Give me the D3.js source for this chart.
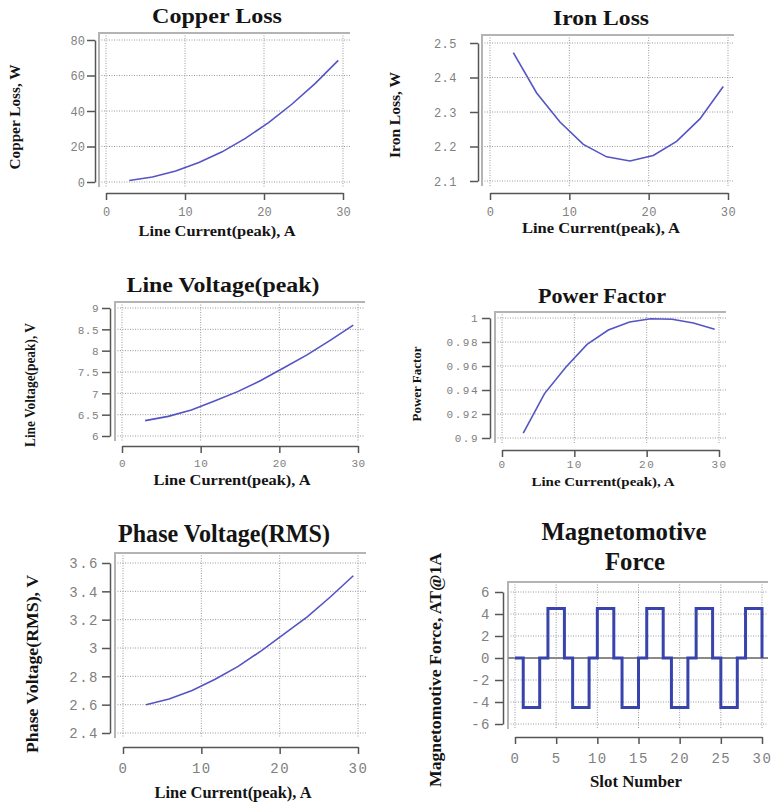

+ + + + +

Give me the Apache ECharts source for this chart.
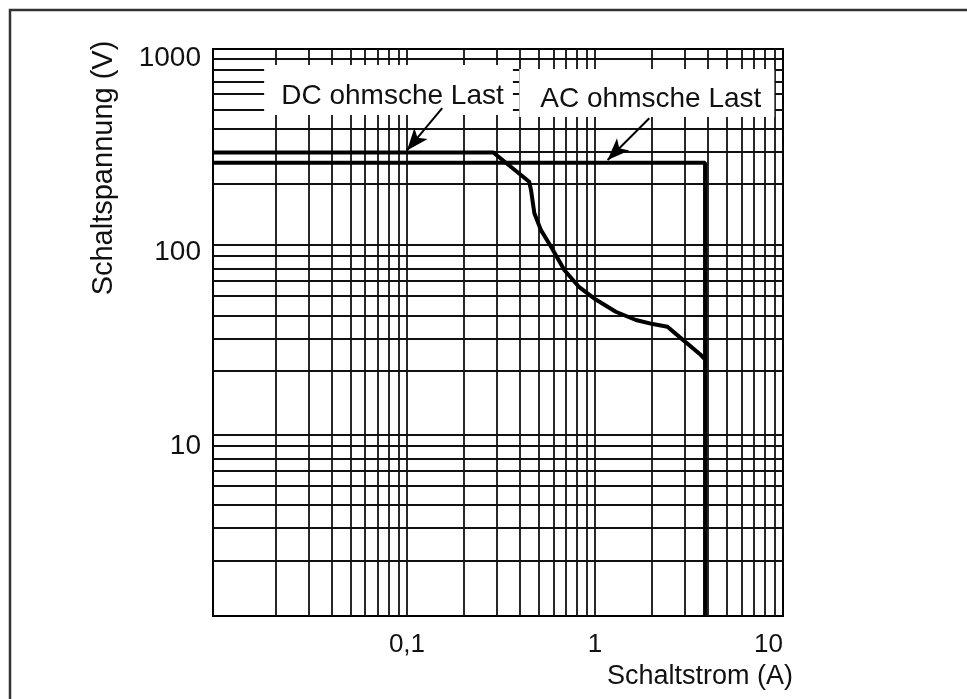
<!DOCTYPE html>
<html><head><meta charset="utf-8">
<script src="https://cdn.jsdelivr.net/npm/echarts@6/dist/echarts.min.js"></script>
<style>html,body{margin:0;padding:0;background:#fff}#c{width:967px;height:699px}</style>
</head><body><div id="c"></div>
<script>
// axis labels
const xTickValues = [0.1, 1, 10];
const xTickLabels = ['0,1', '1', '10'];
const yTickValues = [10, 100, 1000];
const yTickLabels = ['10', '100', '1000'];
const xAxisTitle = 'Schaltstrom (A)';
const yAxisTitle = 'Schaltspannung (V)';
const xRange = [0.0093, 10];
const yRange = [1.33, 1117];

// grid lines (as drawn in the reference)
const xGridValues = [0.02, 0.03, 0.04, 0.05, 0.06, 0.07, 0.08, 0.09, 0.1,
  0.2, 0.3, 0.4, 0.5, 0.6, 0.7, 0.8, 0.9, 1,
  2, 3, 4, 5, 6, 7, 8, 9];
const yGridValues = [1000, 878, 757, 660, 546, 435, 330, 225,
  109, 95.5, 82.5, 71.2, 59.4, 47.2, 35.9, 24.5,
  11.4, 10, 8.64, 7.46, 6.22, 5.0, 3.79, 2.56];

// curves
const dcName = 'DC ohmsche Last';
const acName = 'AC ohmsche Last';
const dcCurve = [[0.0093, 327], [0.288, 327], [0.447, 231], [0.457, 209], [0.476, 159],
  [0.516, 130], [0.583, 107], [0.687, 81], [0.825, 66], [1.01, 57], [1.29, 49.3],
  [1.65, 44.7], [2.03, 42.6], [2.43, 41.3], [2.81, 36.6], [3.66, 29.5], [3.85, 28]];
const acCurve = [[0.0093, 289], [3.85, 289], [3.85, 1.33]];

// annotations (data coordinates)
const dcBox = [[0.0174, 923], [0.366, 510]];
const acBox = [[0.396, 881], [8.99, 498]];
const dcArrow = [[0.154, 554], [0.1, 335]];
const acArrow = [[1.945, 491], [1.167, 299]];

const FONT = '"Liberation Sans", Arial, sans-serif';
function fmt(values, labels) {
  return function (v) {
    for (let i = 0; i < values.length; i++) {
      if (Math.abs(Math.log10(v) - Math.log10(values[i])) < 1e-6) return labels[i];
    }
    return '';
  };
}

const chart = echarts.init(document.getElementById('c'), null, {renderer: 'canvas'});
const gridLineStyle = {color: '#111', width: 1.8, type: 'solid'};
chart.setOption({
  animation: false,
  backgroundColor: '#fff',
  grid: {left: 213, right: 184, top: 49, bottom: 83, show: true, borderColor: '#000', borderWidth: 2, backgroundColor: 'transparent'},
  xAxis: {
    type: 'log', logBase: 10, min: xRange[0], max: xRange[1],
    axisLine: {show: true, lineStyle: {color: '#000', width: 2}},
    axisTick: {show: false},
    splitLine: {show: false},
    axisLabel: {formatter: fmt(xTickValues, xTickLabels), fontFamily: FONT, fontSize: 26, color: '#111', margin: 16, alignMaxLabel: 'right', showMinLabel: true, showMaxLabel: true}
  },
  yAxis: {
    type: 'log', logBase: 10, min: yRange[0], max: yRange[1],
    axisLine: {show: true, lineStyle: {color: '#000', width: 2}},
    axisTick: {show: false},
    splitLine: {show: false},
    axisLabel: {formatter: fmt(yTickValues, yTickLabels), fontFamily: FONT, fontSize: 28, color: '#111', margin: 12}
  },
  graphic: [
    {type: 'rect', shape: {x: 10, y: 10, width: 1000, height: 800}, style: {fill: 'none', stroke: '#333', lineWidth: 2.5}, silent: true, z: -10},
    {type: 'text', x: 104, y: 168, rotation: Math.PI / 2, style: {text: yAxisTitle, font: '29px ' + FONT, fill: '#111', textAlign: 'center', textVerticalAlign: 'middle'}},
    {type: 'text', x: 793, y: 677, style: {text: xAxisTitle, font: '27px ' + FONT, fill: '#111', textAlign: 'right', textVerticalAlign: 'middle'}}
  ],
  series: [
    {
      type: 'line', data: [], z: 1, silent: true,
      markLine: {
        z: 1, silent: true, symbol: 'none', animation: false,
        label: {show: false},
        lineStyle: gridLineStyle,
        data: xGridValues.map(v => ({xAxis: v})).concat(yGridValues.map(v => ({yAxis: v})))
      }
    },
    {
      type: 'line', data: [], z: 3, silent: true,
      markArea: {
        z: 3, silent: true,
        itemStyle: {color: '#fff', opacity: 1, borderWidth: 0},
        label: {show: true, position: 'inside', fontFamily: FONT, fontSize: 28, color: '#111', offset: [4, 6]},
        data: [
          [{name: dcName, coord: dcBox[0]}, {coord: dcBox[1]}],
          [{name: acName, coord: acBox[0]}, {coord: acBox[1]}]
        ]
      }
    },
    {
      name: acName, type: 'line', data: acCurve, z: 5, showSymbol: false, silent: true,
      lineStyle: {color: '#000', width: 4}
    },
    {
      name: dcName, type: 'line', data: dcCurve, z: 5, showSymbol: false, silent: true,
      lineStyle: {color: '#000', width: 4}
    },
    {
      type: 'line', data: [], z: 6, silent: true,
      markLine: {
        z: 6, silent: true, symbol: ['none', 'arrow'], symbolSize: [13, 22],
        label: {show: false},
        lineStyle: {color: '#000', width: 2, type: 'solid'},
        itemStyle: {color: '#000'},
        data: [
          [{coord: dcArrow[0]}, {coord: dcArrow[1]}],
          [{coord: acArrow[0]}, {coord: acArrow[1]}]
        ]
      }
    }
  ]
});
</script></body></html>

+ + + + +

- WHAT TO WORK ON -
Print out, exactly and with nothing added, the lines starting at the line holding "Give me the Apache" and ending at the line holding "const acArrow = [[1.945, 491], [1.167, 299]];", minus any pictures.

- REPLY TO THE TASK -
Give me the Apache ECharts source for this chart.
<!DOCTYPE html>
<html><head><meta charset="utf-8">
<script src="https://cdn.jsdelivr.net/npm/echarts@6/dist/echarts.min.js"></script>
<style>html,body{margin:0;padding:0;background:#fff}#c{width:967px;height:699px}</style>
</head><body><div id="c"></div>
<script>
// axis labels
const xTickValues = [0.1, 1, 10];
const xTickLabels = ['0,1', '1', '10'];
const yTickValues = [10, 100, 1000];
const yTickLabels = ['10', '100', '1000'];
const xAxisTitle = 'Schaltstrom (A)';
const yAxisTitle = 'Schaltspannung (V)';
const xRange = [0.0093, 10];
const yRange = [1.33, 1117];

// grid lines (as drawn in the reference)
const xGridValues = [0.02, 0.03, 0.04, 0.05, 0.06, 0.07, 0.08, 0.09, 0.1,
  0.2, 0.3, 0.4, 0.5, 0.6, 0.7, 0.8, 0.9, 1,
  2, 3, 4, 5, 6, 7, 8, 9];
const yGridValues = [1000, 878, 757, 660, 546, 435, 330, 225,
  109, 95.5, 82.5, 71.2, 59.4, 47.2, 35.9, 24.5,
  11.4, 10, 8.64, 7.46, 6.22, 5.0, 3.79, 2.56];

// curves
const dcName = 'DC ohmsche Last';
const acName = 'AC ohmsche Last';
const dcCurve = [[0.0093, 327], [0.288, 327], [0.447, 231], [0.457, 209], [0.476, 159],
  [0.516, 130], [0.583, 107], [0.687, 81], [0.825, 66], [1.01, 57], [1.29, 49.3],
  [1.65, 44.7], [2.03, 42.6], [2.43, 41.3], [2.81, 36.6], [3.66, 29.5], [3.85, 28]];
const acCurve = [[0.0093, 289], [3.85, 289], [3.85, 1.33]];

// annotations (data coordinates)
const dcBox = [[0.0174, 923], [0.366, 510]];
const acBox = [[0.396, 881], [8.99, 498]];
const dcArrow = [[0.154, 554], [0.1, 335]];
const acArrow = [[1.945, 491], [1.167, 299]];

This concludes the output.